Surgery following systemic therapy against melanoma is a widely discussed topic in the world of clinical oncology. OncLive, a platform of information concerning cancers that include lung, leukemia, and melanoma, recently posted online a discussion amongst six expert panelists from cancer centers in the United States. The most recent discussion was episode 13 of a running discussion concerning the topic “Surgical Excision of Melanoma.”
The topic is unarguably relevant to a majority of patients with melanoma. According to Mario Sznol, MD, Yale, the overall response rate upon combination treatment of nivolumab and ipilimumab could actually be higher than reported, as a result of unconventional responses. In different clinical trials, this combination treatment successfully resulted in tumor regressions in all but one discordant lesion, leading oncologists to question if surgery could be utilized.
However, panelist Merrick I. Ross, MD, from MD Anderson Cancer Center, said that 85% of melanoma patients have clinically localized melanoma, making them prime candidates for surgical resection of tumors.
Following metastasectomies, patients with resectable stage IV melanoma see an average five-year survival rate of 40%, stated Robert H. I. Andtbacka, MD, CM, from University of Utah Huntsman Cancer Institute. However, metastasectomy is not the optimal treatment course for all patients. Patients with oligometastatic disease tend to fair better than others when treated with surgery.

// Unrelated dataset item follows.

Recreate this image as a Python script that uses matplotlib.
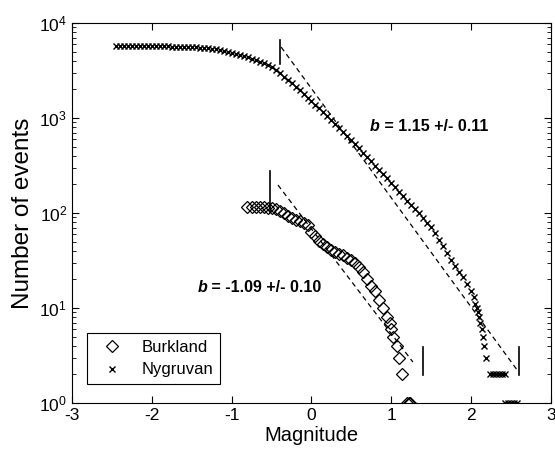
import numpy as np
import matplotlib
matplotlib.use("Agg")
import matplotlib.pyplot as plt

plt.rcParams['font.family'] = ['Liberation Sans', 'DejaVu Sans']
plt.rcParams['axes.unicode_minus'] = False

# Nygruvan cumulative counts
ny_mag = [-2.45, -2.40, -2.35, -2.30, -2.25, -2.20, -2.15, -2.10, -2.05, -2.00,
          -1.95, -1.90, -1.85, -1.80, -1.75, -1.70, -1.65, -1.60, -1.55, -1.50,
          -1.45, -1.40, -1.35, -1.30, -1.25, -1.20, -1.15, -1.10, -1.05, -1.00,
          -0.95, -0.90, -0.85, -0.80, -0.75, -0.70, -0.65, -0.60, -0.55, -0.50,
          -0.45, -0.40, -0.35, -0.30, -0.25, -0.20, -0.15, -0.10, -0.05, 0.00,
          0.05, 0.10, 0.15, 0.20, 0.25, 0.30, 0.35, 0.40, 0.45, 0.50,
          0.55, 0.60, 0.65, 0.70, 0.75, 0.80, 0.85, 0.90, 0.95, 1.00,
          1.05, 1.10, 1.15, 1.20, 1.25, 1.30, 1.35, 1.40, 1.45, 1.50,
          1.55, 1.60, 1.65, 1.70, 1.75, 1.80, 1.85, 1.90, 1.95, 2.00,
          2.03, 2.05, 2.07, 2.08, 2.10, 2.11, 2.13, 2.15, 2.16, 2.19,
          2.23, 2.27, 2.31, 2.35, 2.39, 2.43,
          2.42, 2.46, 2.50, 2.54, 2.58]
ny_n = [5730, 5730, 5725, 5720, 5720, 5715, 5710, 5705, 5700, 5700,
        5690, 5685, 5680, 5670, 5660, 5650, 5640, 5620, 5600, 5580,
        5550, 5510, 5470, 5420, 5360, 5290, 5200, 5100, 4990, 4870,
        4750, 4620, 4480, 4350, 4230, 4080, 3930, 3780, 3620, 3450,
        3210, 2965, 2735, 2520, 2310, 2120, 1950, 1790, 1640, 1500,
        1375, 1260, 1150, 1050, 955, 870, 790, 715, 645, 585,
        530, 479, 432, 389, 351, 316, 285, 257, 231, 208,
        186, 166, 150, 135, 122, 110, 99, 89, 79, 71,
        62, 52, 45, 38, 32, 28, 24, 21, 18, 15,
        13, 11, 10, 9, 8, 7, 6, 5, 4, 3,
        2, 2, 2, 2, 2, 2,
        1, 1, 1, 1, 1]

# Burkland cumulative counts
bu_mag = [-0.81, -0.75, -0.70, -0.65, -0.60, -0.55, -0.50, -0.45, -0.40, -0.35,
          -0.30, -0.25, -0.20, -0.15, -0.10, -0.05, 0.00, 0.05, 0.10, 0.15,
          0.20, 0.25, 0.30, 0.35, 0.40, 0.45, 0.50, 0.55, 0.60, 0.65,
          0.70, 0.75, 0.80, 0.85, 0.90, 0.95, 0.98, 1.00, 1.02, 1.07,
          1.10, 1.13, 1.20, 1.22, 1.24]
bu_n = [116, 117, 116, 116, 115, 114, 112, 109, 105, 100,
        94, 89, 85, 82, 79, 74, 63, 57, 51, 47,
        44, 41, 39, 37, 36, 34, 32, 30, 27, 24,
        20, 17, 15, 12, 10, 8, 7, 6, 5, 4,
        3, 2, 1, 1, 1]

# fitted Gutenberg-Richter lines (end points)
ny_fit_mag = [-0.38, 2.57]
ny_fit_n = [5580, 2.26]
bu_fit_mag = [-0.42, 1.27]
bu_fit_n = [197, 2.7]

# vertical markers: (magnitude, low, high)
ny_bars = [(-0.40, 3670, 6620), (2.60, 1.97, 3.9)]
bu_bars = [(-0.52, 103, 277), (1.40, 1.97, 3.9)]

fig = plt.figure(figsize=(5.55, 4.54), dpi=100)
ax = fig.add_axes([0.1297, 0.1123, 0.8631, 0.837])

ax.plot(bu_mag, bu_n, linestyle='none', marker='D', markersize=6,
        markerfacecolor='none', markeredgecolor='black', markeredgewidth=0.9,
        label='Burkland')
ax.plot(ny_mag, ny_n, linestyle='none', marker='x', markersize=5,
        color='black', markeredgewidth=1.0, label='Nygruvan')

ax.plot(ny_fit_mag, ny_fit_n, '--', color='black', lw=0.9, dashes=(4, 3))
ax.plot(bu_fit_mag, bu_fit_n, '--', color='black', lw=0.9, dashes=(4, 3))
for m, lo, hi in ny_bars + bu_bars:
    ax.plot([m, m], [lo, hi], color='black', lw=1.2)

t1 = ax.text(0.73, 824, 'b', fontsize=11.5, fontweight='bold', style='italic', va='center')
ax.annotate(' = 1.15 +/- 0.11', xy=(1, 0), xycoords=t1, va='bottom',
            fontsize=11.5, fontweight='bold')
t2 = ax.text(-1.43, 16.6, 'b', fontsize=11.5, fontweight='bold', style='italic', va='center')
ax.annotate(' = -1.09 +/- 0.10', xy=(1, 0), xycoords=t2, va='bottom',
            fontsize=11.5, fontweight='bold')

ax.set_yscale('log')
ax.set_xlim(-3, 3)
ax.set_ylim(1, 1e4)
ax.set_xticks([-3, -2, -1, 0, 1, 2, 3])
ax.tick_params(which='both', direction='in', top=True, right=True, labelsize=12.5)
ax.tick_params(which='major', length=5)
ax.tick_params(which='minor', length=3)
ax.set_xlabel('Magnitude', fontsize=14.5, labelpad=2)
ax.set_ylabel('Number of events', fontsize=17.5, labelpad=4)

leg = ax.legend(loc='lower left', bbox_to_anchor=(0.031, 0.05), borderaxespad=0,
                fontsize=12, numpoints=1, fancybox=False, edgecolor='black',
                framealpha=1, borderpad=0.4, handlelength=2.2, handletextpad=0.7,
                labelspacing=0.45)
leg.get_frame().set_linewidth(0.8)

fig.savefig('out.png', dpi=100)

Along the same lines, patients with lesser disease burden are potential candidates for surgery. To lessen disease burden, neoadjuvant treatments such as targeted or immuno-therapies can be administered prior to surgery. “Patients show a more durable response,” stated Jeffrey A. Sosman, MD, from Vanderbilt University, in the panel discussion video. Consequently, patients can be kept on therapy for longer.
One drawback of surgery following systemic melanoma treatment is the chance of removing regional nodes involved in immune activity. In this case, any immuno-therapies can be negatively impacted, and it is important to identify the correct therapies to be used in conjunction with surgery. To ascertain these data, clinical trials such as the phase 3 MSLT-II study are underway to determine if complete lymphadenectomy is appropriate for superior results.